*Dataset content:*
[BEGIN]
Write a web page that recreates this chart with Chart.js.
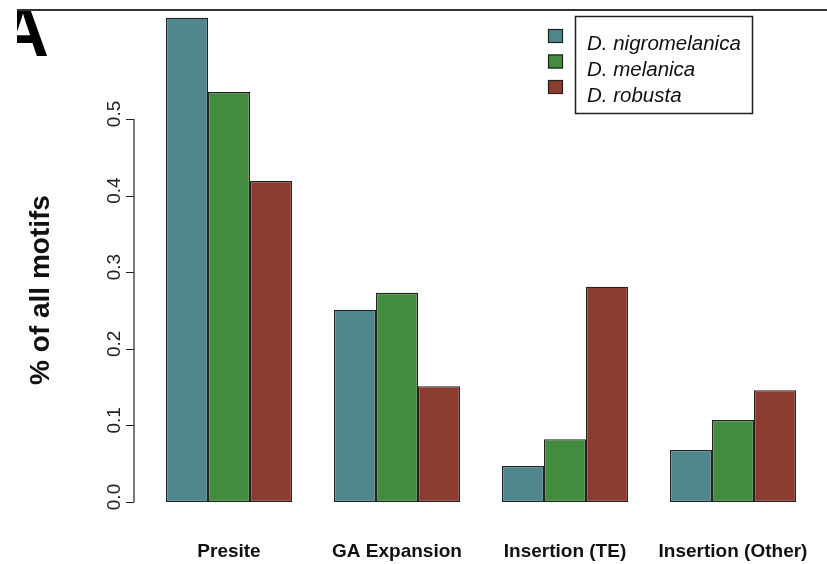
<!DOCTYPE html>
<html>
<head>
<meta charset="utf-8">
<script src="https://cdn.jsdelivr.net/npm/chart.js@4"></script>
<style>
  body { margin: 0; background: #fff; }
</style>
</head>
<body>
<canvas id="motifChart" width="827" height="564"></canvas>
<script>
// categories and values (fraction of all motifs)
const categories = ['Presite', 'GA Expansion', 'Insertion (TE)', 'Insertion (Other)'];
const nigromelanica = [0.632, 0.251, 0.047, 0.068];
const melanica = [0.535, 0.273, 0.082, 0.107];
const robusta = [0.419, 0.151, 0.281, 0.146];
const yTickValues = [0, 0.1, 0.2, 0.3, 0.4, 0.5];
const yTitle = '% of all motifs';
const panelLabel = 'A';

const edge = '#222222';

// R style axis, legend, panel letter
const extras = {
    id: 'extras',
    afterDraw(chart) {
        const ctx = chart.ctx;
        const y = chart.scales.y;
        const axisX = 134;
        ctx.save();

        // y axis line and tick marks
        ctx.strokeStyle = edge;
        ctx.lineWidth = 1.2;
        ctx.beginPath();
        ctx.moveTo(axisX, y.getPixelForValue(yTickValues[0]));
        ctx.lineTo(axisX, y.getPixelForValue(yTickValues[yTickValues.length - 1]));
        yTickValues.forEach(v => {
            const py = Math.round(y.getPixelForValue(v)) + 0.5;
            ctx.moveTo(axisX, py);
            ctx.lineTo(axisX - 8, py);
        });
        ctx.stroke();

        // y title
        ctx.fillStyle = '#111';
        ctx.font = 'bold 28px "Liberation Sans", Arial, sans-serif';
        ctx.textAlign = 'center';
        ctx.textBaseline = 'middle';
        ctx.translate(41, 290);
        ctx.rotate(-Math.PI / 2);
        ctx.fillText(yTitle, 0, 0);
        ctx.setTransform(1, 0, 0, 1, 0, 0);

        // legend: swatches outside a boxed list of names
        ctx.lineWidth = 1.5;
        ctx.strokeStyle = edge;
        ctx.strokeRect(575.5, 16.5, 177, 97);
        ctx.font = 'italic 20.5px "Liberation Sans", Arial, sans-serif';
        ctx.textAlign = 'left';
        ctx.textBaseline = 'alphabetic';
        chart.data.datasets.forEach((ds, i) => {
            const top = 29 + i * 25.5;
            ctx.fillStyle = ds.backgroundColor;
            ctx.fillRect(548, top, 15, 14);
            ctx.lineWidth = 1.2;
            ctx.strokeRect(548.5, top + 0.5, 14, 13);
            ctx.fillStyle = '#111';
            ctx.fillText(ds.label, 587, 50 + i * 26);
        });

        // panel letter, cropped like the source figure
        ctx.save();
        ctx.beginPath();
        ctx.rect(17, 11, 100, 60);
        ctx.clip();
        ctx.fillStyle = '#000';
        ctx.font = 'bold 72px "Liberation Sans", Arial, sans-serif';
        ctx.textAlign = 'right';
        ctx.fillText(panelLabel, 49, 56);
        ctx.restore();

        // top rule
        ctx.strokeStyle = '#333';
        ctx.lineWidth = 2;
        ctx.beginPath();
        ctx.moveTo(17, 10);
        ctx.lineTo(827, 10);
        ctx.stroke();

        ctx.restore();
    }
};

const config = {
    type: 'bar',
    data: {
        labels: categories,
        datasets: [
            { label: 'D. nigromelanica', data: nigromelanica, backgroundColor: '#4f878c' },
            { label: 'D. melanica', data: melanica, backgroundColor: '#428b3f' },
            { label: 'D. robusta', data: robusta, backgroundColor: '#8c3b2f' }
        ]
    },
    options: {
        responsive: false,
        animation: false,
        layout: { padding: { top: 4, right: 10, left: 0, bottom: 0 } },
        datasets: {
            bar: {
                borderColor: edge,
                borderWidth: 1.3,
                borderSkipped: false,
                categoryPercentage: 0.75,
                barPercentage: 1.0
            }
        },
        plugins: {
            legend: { display: false },
            tooltip: { enabled: false }
        },
        scales: {
            x: {
                grid: { display: false, drawTicks: false },
                border: { display: false },
                ticks: {
                    color: '#111',
                    padding: 38,
                    autoSkip: false,
                    maxRotation: 0,
                    font: { family: '"Liberation Sans", Arial', size: 19, weight: 'bold' }
                },
                afterFit: s => {
                    s.height = 62;
                    s.paddingLeft = 0;
                    s.paddingRight = 0;
                }
            },
            y: {
                min: 0,
                max: 0.65,
                grid: { display: false, drawTicks: false },
                border: { display: false },
                afterBuildTicks: s => { s.ticks = yTickValues.map(v => ({ value: v })); },
                afterFit: s => {
                    s.width = 145;
                    s.paddingTop = 0;
                    s.paddingBottom = 0;
                },
                ticks: {
                    color: '#222',
                    minRotation: 90,
                    maxRotation: 90,
                    crossAlign: 'center',
                    padding: 17,
                    labelOffset: -5,
                    font: { family: '"Liberation Sans", Arial', size: 19 },
                    callback: v => Number(v).toFixed(1)
                }
            }
        }
    },
    plugins: [extras]
};

const chart = new Chart(document.getElementById('motifChart').getContext('2d'), config);
</script>
</body>
</html>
[END]
*Written request:*
Word for word, quote the lines above. Omit the pictures.

*Result:*
Write a web page that recreates this chart with Chart.js.
<!DOCTYPE html>
<html>
<head>
<meta charset="utf-8">
<script src="https://cdn.jsdelivr.net/npm/chart.js@4"></script>
<style>
  body { margin: 0; background: #fff; }
</style>
</head>
<body>
<canvas id="motifChart" width="827" height="564"></canvas>
<script>
// categories and values (fraction of all motifs)
const categories = ['Presite', 'GA Expansion', 'Insertion (TE)', 'Insertion (Other)'];
const nigromelanica = [0.632, 0.251, 0.047, 0.068];
const melanica = [0.535, 0.273, 0.082, 0.107];
const robusta = [0.419, 0.151, 0.281, 0.146];
const yTickValues = [0, 0.1, 0.2, 0.3, 0.4, 0.5];
const yTitle = '% of all motifs';
const panelLabel = 'A';

const edge = '#222222';

// R style axis, legend, panel letter
const extras = {
    id: 'extras',
    afterDraw(chart) {
        const ctx = chart.ctx;
        const y = chart.scales.y;
        const axisX = 134;
        ctx.save();

        // y axis line and tick marks
        ctx.strokeStyle = edge;
        ctx.lineWidth = 1.2;
        ctx.beginPath();
        ctx.moveTo(axisX, y.getPixelForValue(yTickValues[0]));
        ctx.lineTo(axisX, y.getPixelForValue(yTickValues[yTickValues.length - 1]));
        yTickValues.forEach(v => {
            const py = Math.round(y.getPixelForValue(v)) + 0.5;
            ctx.moveTo(axisX, py);
            ctx.lineTo(axisX - 8, py);
        });
        ctx.stroke();

        // y title
        ctx.fillStyle = '#111';
        ctx.font = 'bold 28px "Liberation Sans", Arial, sans-serif';
        ctx.textAlign = 'center';
        ctx.textBaseline = 'middle';
        ctx.translate(41, 290);
        ctx.rotate(-Math.PI / 2);
        ctx.fillText(yTitle, 0, 0);
        ctx.setTransform(1, 0, 0, 1, 0, 0);

        // legend: swatches outside a boxed list of names
        ctx.lineWidth = 1.5;
        ctx.strokeStyle = edge;
        ctx.strokeRect(575.5, 16.5, 177, 97);
        ctx.font = 'italic 20.5px "Liberation Sans", Arial, sans-serif';
        ctx.textAlign = 'left';
        ctx.textBaseline = 'alphabetic';
        chart.data.datasets.forEach((ds, i) => {
            const top = 29 + i * 25.5;
            ctx.fillStyle = ds.backgroundColor;
            ctx.fillRect(548, top, 15, 14);
            ctx.lineWidth = 1.2;
            ctx.strokeRect(548.5, top + 0.5, 14, 13);
            ctx.fillStyle = '#111';
            ctx.fillText(ds.label, 587, 50 + i * 26);
        });

        // panel letter, cropped like the source figure
        ctx.save();
        ctx.beginPath();
        ctx.rect(17, 11, 100, 60);
        ctx.clip();
        ctx.fillStyle = '#000';
        ctx.font = 'bold 72px "Liberation Sans", Arial, sans-serif';
        ctx.textAlign = 'right';
        ctx.fillText(panelLabel, 49, 56);
        ctx.restore();

        // top rule
        ctx.strokeStyle = '#333';
        ctx.lineWidth = 2;
        ctx.beginPath();
        ctx.moveTo(17, 10);
        ctx.lineTo(827, 10);
        ctx.stroke();

        ctx.restore();
    }
};

const config = {
    type: 'bar',
    data: {
        labels: categories,
        datasets: [
            { label: 'D. nigromelanica', data: nigromelanica, backgroundColor: '#4f878c' },
            { label: 'D. melanica', data: melanica, backgroundColor: '#428b3f' },
            { label: 'D. robusta', data: robusta, backgroundColor: '#8c3b2f' }
        ]
    },
    options: {
        responsive: false,
        animation: false,
        layout: { padding: { top: 4, right: 10, left: 0, bottom: 0 } },
        datasets: {
            bar: {
                borderColor: edge,
                borderWidth: 1.3,
                borderSkipped: false,
                categoryPercentage: 0.75,
                barPercentage: 1.0
            }
        },
        plugins: {
            legend: { display: false },
            tooltip: { enabled: false }
        },
        scales: {
            x: {
                grid: { display: false, drawTicks: false },
                border: { display: false },
                ticks: {
                    color: '#111',
                    padding: 38,
                    autoSkip: false,
                    maxRotation: 0,
                    font: { family: '"Liberation Sans", Arial', size: 19, weight: 'bold' }
                },
                afterFit: s => {
                    s.height = 62;
                    s.paddingLeft = 0;
                    s.paddingRight = 0;
                }
            },
            y: {
                min: 0,
                max: 0.65,
                grid: { display: false, drawTicks: false },
                border: { display: false },
                afterBuildTicks: s => { s.ticks = yTickValues.map(v => ({ value: v })); },
                afterFit: s => {
                    s.width = 145;
                    s.paddingTop = 0;
                    s.paddingBottom = 0;
                },
                ticks: {
                    color: '#222',
                    minRotation: 90,
                    maxRotation: 90,
                    crossAlign: 'center',
                    padding: 17,
                    labelOffset: -5,
                    font: { family: '"Liberation Sans", Arial', size: 19 },
                    callback: v => Number(v).toFixed(1)
                }
            }
        }
    },
    plugins: [extras]
};

const chart = new Chart(document.getElementById('motifChart').getContext('2d'), config);
</script>
</body>
</html>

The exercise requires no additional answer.